The Story of Genetically Modified Babies – Standing at the Crossroad Copy

The creation of genetically edited babies by Dr. He Jiankui, a Chinese researcher was a breaking news headline in 2018. The discovery of CRISPR/Cas9 has made genome editing easier and less expensive compared to other techniques such as TALENs and ZFNs. It was the first recorded attempt to implant genetically modified embryos in two women who had arrived at the Southern University of Science and Technology (SUSTech) in June 2017 for their fertility problems. The women underwent in vitro fertilisation and were also convinced to participate in an experiment that no one had dared to conduct before.

Dr. He recruited these couples as a part of his experimental endeavours since both of their husbands were infected with HIV and were being managed with ART therapy. Having rationalised that their offspring would be at a risk of HIV, Dr. He conducted genome editing using CRISPR to reduce their risk of HIV infection in the future. The concept of germline edited has remained highly debated and is restricted in most countries since such genetic edits could be easily passed across generations and so would the unintended modifications and their adverse effects if any.
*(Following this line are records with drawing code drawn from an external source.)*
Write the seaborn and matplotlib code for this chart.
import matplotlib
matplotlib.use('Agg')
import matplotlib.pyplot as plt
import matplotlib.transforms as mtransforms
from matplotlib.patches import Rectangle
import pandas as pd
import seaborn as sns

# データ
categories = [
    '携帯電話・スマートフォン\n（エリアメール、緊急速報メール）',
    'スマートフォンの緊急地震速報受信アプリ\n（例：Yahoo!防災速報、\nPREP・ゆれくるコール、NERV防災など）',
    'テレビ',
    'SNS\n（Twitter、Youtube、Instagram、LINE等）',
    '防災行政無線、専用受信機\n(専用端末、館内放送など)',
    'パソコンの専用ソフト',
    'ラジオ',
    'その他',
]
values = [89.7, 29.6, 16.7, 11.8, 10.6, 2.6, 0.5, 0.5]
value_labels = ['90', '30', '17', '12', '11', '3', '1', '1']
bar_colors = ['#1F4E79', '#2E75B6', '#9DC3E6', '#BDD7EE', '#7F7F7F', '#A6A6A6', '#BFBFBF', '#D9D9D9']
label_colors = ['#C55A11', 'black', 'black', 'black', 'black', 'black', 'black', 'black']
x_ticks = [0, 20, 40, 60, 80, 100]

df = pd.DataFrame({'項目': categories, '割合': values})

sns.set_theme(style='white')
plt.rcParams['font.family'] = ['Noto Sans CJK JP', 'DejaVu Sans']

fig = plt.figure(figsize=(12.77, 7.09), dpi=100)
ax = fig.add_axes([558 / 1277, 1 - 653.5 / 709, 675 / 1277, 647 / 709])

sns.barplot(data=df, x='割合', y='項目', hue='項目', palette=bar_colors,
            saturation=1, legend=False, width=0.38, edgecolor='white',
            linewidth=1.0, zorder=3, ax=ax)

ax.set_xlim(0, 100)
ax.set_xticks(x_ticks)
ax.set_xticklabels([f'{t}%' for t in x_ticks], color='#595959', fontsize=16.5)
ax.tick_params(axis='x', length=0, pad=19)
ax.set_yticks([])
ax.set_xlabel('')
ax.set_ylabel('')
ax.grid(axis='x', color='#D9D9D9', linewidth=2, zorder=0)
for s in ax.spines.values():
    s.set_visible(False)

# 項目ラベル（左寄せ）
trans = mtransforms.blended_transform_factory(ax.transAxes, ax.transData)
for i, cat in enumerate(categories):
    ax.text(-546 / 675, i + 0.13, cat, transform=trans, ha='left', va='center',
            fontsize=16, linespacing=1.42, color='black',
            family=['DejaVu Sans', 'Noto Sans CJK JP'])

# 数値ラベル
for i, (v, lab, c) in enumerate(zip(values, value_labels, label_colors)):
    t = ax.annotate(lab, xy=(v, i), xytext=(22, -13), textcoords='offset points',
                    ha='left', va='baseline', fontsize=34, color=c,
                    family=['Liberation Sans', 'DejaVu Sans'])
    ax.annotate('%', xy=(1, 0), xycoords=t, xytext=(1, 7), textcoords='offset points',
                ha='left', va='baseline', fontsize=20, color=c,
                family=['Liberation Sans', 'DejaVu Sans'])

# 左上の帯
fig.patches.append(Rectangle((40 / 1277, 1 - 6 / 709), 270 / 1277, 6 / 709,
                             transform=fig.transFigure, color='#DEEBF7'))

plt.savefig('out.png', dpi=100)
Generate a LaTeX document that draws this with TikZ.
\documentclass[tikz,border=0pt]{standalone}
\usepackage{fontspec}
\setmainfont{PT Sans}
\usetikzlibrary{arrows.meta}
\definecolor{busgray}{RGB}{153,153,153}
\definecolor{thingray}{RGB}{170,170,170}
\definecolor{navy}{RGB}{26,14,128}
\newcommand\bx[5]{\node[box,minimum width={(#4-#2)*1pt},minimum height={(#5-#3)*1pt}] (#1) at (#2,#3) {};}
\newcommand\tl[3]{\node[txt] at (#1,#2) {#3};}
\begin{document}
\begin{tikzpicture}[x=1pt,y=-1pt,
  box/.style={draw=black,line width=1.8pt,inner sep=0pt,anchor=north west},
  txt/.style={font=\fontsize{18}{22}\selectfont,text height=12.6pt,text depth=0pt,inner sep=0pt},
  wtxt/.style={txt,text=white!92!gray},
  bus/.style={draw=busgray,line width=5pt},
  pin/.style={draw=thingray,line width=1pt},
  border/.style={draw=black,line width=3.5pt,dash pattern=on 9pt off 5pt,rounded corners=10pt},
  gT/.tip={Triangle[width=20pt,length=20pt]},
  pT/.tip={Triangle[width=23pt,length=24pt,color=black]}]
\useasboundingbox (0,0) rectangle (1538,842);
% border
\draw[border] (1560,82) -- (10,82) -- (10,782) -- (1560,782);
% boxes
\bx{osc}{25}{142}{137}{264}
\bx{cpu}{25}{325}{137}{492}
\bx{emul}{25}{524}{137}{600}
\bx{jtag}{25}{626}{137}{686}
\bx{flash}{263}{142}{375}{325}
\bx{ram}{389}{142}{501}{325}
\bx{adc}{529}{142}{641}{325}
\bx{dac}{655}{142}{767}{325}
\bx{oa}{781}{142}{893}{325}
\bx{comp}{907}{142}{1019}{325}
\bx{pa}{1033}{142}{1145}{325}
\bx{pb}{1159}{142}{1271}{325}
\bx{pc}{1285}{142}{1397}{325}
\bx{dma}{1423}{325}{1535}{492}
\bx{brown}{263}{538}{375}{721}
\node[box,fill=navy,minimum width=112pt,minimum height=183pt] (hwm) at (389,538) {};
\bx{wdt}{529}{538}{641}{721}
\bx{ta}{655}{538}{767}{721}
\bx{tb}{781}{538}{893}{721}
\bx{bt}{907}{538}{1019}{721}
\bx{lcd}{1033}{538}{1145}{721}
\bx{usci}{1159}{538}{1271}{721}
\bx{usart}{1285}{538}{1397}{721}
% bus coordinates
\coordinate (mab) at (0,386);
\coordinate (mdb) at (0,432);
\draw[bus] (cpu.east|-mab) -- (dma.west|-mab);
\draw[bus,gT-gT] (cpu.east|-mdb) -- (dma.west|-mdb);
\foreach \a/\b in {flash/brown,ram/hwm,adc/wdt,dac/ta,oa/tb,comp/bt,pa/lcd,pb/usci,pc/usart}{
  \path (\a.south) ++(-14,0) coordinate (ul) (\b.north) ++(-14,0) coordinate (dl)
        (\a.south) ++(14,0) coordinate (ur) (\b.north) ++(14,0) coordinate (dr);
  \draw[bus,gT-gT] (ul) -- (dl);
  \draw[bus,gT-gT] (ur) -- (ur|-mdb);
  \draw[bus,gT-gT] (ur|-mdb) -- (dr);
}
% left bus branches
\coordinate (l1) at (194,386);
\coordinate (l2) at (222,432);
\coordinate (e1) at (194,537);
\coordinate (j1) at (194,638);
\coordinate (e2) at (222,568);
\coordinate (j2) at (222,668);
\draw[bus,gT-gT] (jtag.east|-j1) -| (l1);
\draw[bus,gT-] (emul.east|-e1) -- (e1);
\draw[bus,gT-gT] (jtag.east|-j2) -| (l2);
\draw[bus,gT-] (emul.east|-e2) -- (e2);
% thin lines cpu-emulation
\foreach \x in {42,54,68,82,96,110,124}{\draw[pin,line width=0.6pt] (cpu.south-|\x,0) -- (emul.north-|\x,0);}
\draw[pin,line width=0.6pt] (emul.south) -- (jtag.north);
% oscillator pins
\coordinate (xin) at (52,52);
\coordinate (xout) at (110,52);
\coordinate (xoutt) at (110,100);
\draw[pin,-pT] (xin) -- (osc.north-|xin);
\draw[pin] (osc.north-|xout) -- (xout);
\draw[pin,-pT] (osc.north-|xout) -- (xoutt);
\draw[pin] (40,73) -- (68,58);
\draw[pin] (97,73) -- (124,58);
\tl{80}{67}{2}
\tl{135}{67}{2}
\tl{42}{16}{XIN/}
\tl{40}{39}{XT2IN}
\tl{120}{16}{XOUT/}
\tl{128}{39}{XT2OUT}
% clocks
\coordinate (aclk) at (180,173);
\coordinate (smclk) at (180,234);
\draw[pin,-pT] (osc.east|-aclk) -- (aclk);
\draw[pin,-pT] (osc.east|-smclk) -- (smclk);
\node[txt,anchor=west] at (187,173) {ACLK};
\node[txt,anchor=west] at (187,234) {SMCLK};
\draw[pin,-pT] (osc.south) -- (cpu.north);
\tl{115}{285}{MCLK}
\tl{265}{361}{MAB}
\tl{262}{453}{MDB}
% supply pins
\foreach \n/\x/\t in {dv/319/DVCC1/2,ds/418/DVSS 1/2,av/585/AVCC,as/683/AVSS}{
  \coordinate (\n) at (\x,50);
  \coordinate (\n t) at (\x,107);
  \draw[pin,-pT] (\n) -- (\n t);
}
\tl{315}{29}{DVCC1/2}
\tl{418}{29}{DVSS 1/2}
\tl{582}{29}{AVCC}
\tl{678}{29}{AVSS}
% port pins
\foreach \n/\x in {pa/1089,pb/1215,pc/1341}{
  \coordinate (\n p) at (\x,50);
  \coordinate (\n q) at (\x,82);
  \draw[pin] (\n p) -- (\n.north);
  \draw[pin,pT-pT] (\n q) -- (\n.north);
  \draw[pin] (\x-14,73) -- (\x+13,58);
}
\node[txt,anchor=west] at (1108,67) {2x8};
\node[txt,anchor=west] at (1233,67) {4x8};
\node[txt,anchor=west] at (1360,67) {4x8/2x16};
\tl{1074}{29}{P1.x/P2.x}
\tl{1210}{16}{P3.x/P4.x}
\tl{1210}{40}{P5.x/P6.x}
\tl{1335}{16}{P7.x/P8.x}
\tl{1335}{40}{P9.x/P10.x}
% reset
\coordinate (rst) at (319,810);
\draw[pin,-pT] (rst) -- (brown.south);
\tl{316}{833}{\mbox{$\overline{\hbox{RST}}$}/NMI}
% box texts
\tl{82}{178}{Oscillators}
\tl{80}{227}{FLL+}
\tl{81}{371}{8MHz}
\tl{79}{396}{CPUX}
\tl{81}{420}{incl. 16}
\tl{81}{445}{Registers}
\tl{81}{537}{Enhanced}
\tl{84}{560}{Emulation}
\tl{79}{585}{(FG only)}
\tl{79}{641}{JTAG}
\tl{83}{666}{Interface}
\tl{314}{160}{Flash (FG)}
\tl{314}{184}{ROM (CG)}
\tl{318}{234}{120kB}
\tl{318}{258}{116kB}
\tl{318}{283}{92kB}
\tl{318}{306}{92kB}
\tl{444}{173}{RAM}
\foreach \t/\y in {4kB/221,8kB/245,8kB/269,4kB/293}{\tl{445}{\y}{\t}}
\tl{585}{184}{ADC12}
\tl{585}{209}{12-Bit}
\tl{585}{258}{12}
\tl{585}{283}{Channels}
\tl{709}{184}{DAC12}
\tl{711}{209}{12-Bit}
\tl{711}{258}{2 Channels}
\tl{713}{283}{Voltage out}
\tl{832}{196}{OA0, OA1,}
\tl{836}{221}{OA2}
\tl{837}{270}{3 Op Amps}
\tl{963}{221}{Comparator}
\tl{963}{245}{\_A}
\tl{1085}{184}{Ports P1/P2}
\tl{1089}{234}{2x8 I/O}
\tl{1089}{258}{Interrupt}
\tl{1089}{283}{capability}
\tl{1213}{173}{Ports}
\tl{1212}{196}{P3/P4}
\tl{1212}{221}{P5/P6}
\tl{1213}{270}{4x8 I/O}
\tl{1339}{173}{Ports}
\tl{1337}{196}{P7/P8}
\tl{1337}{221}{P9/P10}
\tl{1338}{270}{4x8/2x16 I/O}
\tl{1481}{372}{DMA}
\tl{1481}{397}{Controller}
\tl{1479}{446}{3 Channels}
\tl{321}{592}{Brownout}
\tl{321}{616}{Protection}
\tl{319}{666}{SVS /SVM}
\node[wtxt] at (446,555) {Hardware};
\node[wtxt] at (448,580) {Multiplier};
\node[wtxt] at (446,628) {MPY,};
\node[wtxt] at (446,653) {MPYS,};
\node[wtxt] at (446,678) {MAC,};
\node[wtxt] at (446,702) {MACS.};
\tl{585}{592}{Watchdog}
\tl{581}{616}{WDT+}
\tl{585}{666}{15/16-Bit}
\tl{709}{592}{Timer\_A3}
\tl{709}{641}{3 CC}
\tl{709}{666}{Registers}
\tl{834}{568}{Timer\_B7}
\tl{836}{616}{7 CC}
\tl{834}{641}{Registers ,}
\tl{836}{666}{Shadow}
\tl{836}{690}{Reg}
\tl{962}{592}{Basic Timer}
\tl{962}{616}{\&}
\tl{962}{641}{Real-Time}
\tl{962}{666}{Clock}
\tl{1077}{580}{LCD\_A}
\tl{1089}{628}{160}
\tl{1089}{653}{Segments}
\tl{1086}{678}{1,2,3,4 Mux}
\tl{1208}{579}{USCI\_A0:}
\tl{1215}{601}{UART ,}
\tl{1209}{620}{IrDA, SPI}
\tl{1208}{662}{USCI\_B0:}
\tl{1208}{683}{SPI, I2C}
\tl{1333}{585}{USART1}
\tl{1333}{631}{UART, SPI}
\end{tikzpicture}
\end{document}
CCR5 gene in humans encodes a protein that facilities the entry of HIV into host cells. Dr. He intended to create human embryos that would be HIV resistant by preventing the entry of HIV into host cells after birth. To eliminate the protein encoded by the CCR5 gene, Dr. He used CRISPR/Cas9 to delete the specific 32 base pair gene segment of CCR5. Since this mutation is found to be prevalent in about 10% of Europeans naturally, it was presumed that such a delta 32 mutation would not have an adverse health effect on the babies after their birth.

Although the babies have not been monitored after their birth, there were several ethical debates right after the experiment was revealed. The basic need to edit the CCR5 gene was questioned since HIV was manageable with ART and promisingly curable with CRISPR/Cas9 based therapeutics. Moreover, although the delta 32 mutation was believed to be benign, it is now known that it plays a definitive role in our immunity against the West Nile virus and Japanese encephalitis, and the presence of the delta 32 mutation in the CCR5 gene increases susceptibility towards these diseases. Furthermore, the possibility of mosaicism meant that all cells within the body would not have the specific delta 32 mutations, implying that the genetically edited babies would still be at a risk of HIV infection. In fact, one of the babies, named Lulu, showed one normal CCR5 gene which meant that the babies were still at a risk of HIV infection. Additionally, the possibility of off-target effects in the genetically edited embryos could not be ruled out which could lead to adverse effects interfering with their normal biological processes in the future.

He Jiankui was later fined and sentenced to imprisonment for 3 years due to conduct of illegal medical practices. The scientific community also confronted the discomforting truth that genome editing regulations and restrictions were violated and CRISPR’s power was unleashed inappropriately. However, this story awakened the world to the concept of genome editing, especially CRISPR/Cas9 technology and its immense prospect of not only treating patients but also protecting future generations.